Ageismo interiorizzato
«Ciò accade perché per tutta la vita siamo stati bombardati da messaggi negativi sull’invecchiamento e la maggioranza di noi non li ha mai messi in discussione. Uno dei più potenti megafoni», continua, «è esercitato dall’industria della bellezza, che guadagna milioni promuovendo l’idea che le rughe siano orrende. Non siamo nati credendo questo: lo impariamo. Gli atteggiamenti sull’età, così come sulla razza e sul genere, iniziano a formarsi nella prima infanzia. Nel corso della vita, poi, si induriscono in un insieme di verità: gli anziani non sono capaci, gli anziani sono tristi, le rughe sono brutte, è troppo vecchio per innamorarsi, ha troppi anni per quel taglio di capelli. Questo è l’ageismo interiorizzato: proviamo vergogna e imbarazzo per chi ha tanti anni, invece di essere orgogliosi del tanto tempo che ha vissuto. Ecco, più chiaramente vediamo questi stereotipi all’opera e più sarà facile immaginare narrazioni alternative, più positive e più rispettose».
“Proviamo vergogna e imbarazzo per chi ha tanti anni, invece di essere orgogliosi del tanto tempo che ha vissuto”
Applewhite ha affilato nel tempo le parole per convincere dei danni compiuti su scala sociale dall’ageismo. «Fino a quando non lo smantelleremo, l’ageismo metterà le generazioni l’una contro l’altra; priverà la società di un immensa concentrazione di conoscenza ed esperienza e avvelenerà il nostro futuro inquadrando le vite più lunghe come problemi.
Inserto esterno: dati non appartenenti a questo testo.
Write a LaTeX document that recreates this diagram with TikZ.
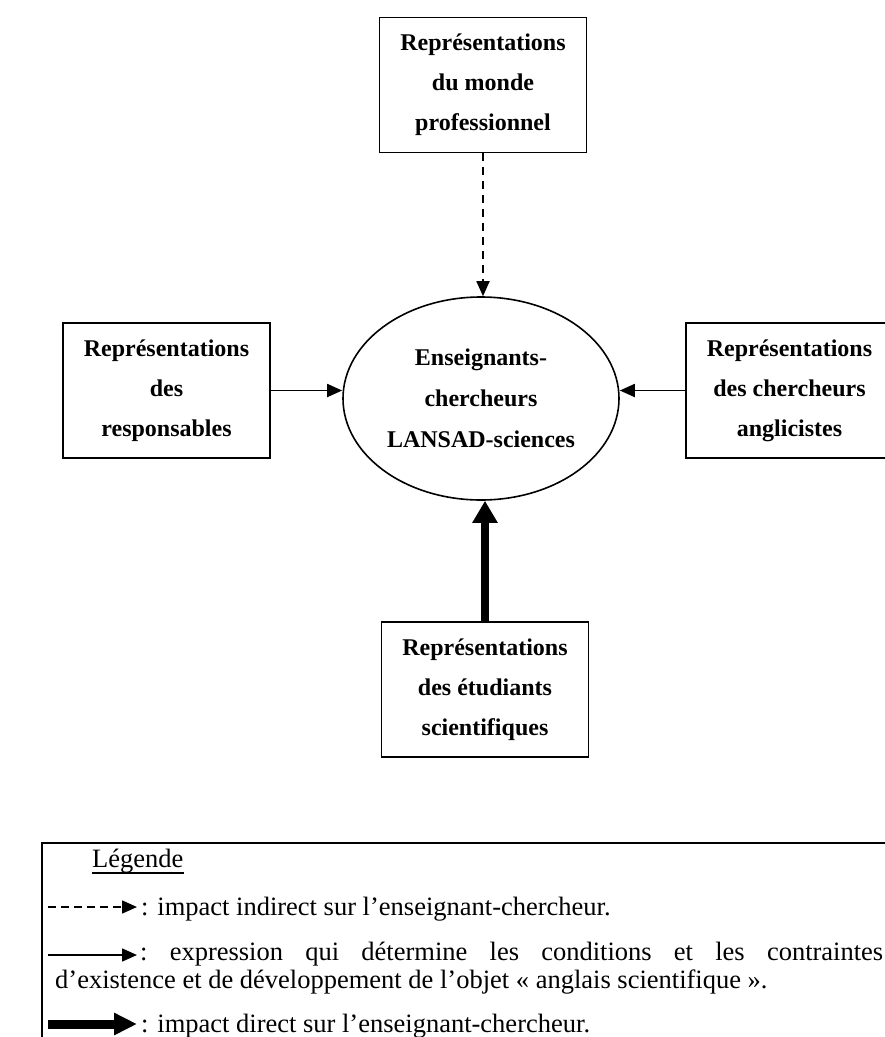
\documentclass[tikz,border=0pt]{standalone}
\usepackage{fontspec}
\setmainfont{Liberation Serif}
\usetikzlibrary{arrows.meta,shapes.geometric}
\tikzset{
  boxnode/.style={draw, line width=1.8pt, minimum width=207pt, minimum height=135pt, align=center, inner sep=0pt,
    font=\fontsize{24}{40}\selectfont\bfseries},
  ellnode/.style={draw, ellipse, line width=1.6pt, minimum width=276pt, minimum height=203pt, align=center, inner sep=0pt,
    font=\fontsize{24}{41}\selectfont\bfseries},
  thinarrow/.style={line width=1.8pt, -{Triangle[width=13pt,length=15pt]}},
  dasharrow/.style={thinarrow, dash pattern=on 8pt off 6pt},
  thickarrow/.style={line width=8pt, -{Triangle[width=24pt,length=22pt]}},
  legtext/.style={anchor=base west, inner sep=0pt, font=\fontsize{26.5}{30}\selectfont},
}
\begin{document}
\begin{tikzpicture}[x=1pt,y=-1pt]
\useasboundingbox (0,0) rectangle (885,1037);
\fill[white] (0,0) rectangle (885,1037);
\clip (0,0) rectangle (885,1037);

% nodes
\node[boxnode] (top) at (483,85) {Représentations\\du monde\\professionnel};
\node[boxnode] (left) at (166.5,390.5) {Représentations\\des\\responsables};
\node[boxnode, minimum width=215pt] (right) at (793.5,390.5) {\hspace*{-8pt}Représentations\\\hspace*{-8pt}des chercheurs\\\hspace*{-8pt}anglicistes};
\node[boxnode] (bottom) at (485,689.5) {Représentations\\des étudiants\\scientifiques};
\node[ellnode] (ell) at (481,398.5) {Enseignants-\\chercheurs\\LANSAD-sciences};

% connectors
\draw[dasharrow] (top.south) -- (top.south |- ell.north);
\draw[thinarrow] (left.east) -- (left.east -| ell.west);
\draw[thinarrow] (right.west) -- (right.west -| ell.east);
\draw[thickarrow] (bottom.north) -- (bottom.north |- ell.south);

% legend frame
\draw[line width=2pt] (42,843) rectangle (900,1060);

\node[legtext] (leg) at (92,867) {Légende};
\draw[line width=1.2pt] (leg.base west) ++(0,6) coordinate (u1) -- (u1 -| leg.east);

\coordinate (d1) at (48,907); \coordinate (d2) at (137,907);
\draw[line width=1.7pt, dash pattern=on 8pt off 5pt, -{Triangle[width=13pt,length=15pt]}] (d1) -- (d2);
\node[legtext] (t1) at (141,915) {: impact indirect sur l’enseignant-chercheur.};

\coordinate (s1) at (48,955); \coordinate (s2) at (137,955);
\draw[line width=1.7pt, -{Triangle[width=13pt,length=15pt]}] (s1) -- (s2);
\node[legtext] (t2) at (140,960) {\hbox to 743pt{:\hfill expression\hfill qui\hfill détermine\hfill les\hfill conditions\hfill et\hfill les\hfill contraintes}};
\node[legtext] (t3) at (55,988) {d’existence et de développement de l’objet « anglais scientifique ».};

\coordinate (k1) at (48,1024); \coordinate (k2) at (137,1024);
\draw[line width=9pt, -{Triangle[width=21pt,length=23pt]}] (k1) -- (k2);
\node[legtext] (t4) at (141,1032) {: impact direct sur l’enseignant-chercheur.};
\end{tikzpicture}
\end{document}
Sul piano personale, l’ageismo rende l’invecchiamento più difficile, danneggia il senso di sé, ci segrega, diminuisce le nostre prospettive e accorcia le vite».
La via d’uscita
Come se ne esce? Secondo Applewhite, serve anzitutto consapevolezza: il punto fondamentale è riconoscere i pregiudizi che abbiamo sull’età e sull’invecchiamento. «Fatto ciò, possiamo realizzare che i problemi personali – come essere sminuiti o essere trattati con condiscendenza – sono in realtà problemi sociali ampiamente condivisi che richiedono un’azione collettiva. Quindi, bisogna creare connessioni tra persone di tutte le età attraverso una forte collaborazione intergenerazionale. Infine, l’ageismo si combatte attraverso l’attivismo: bisogna sfidare i pregiudizi fuori e dentro di noi e creare linguaggi e modelli che, finalmente, supportino ogni fase della vita».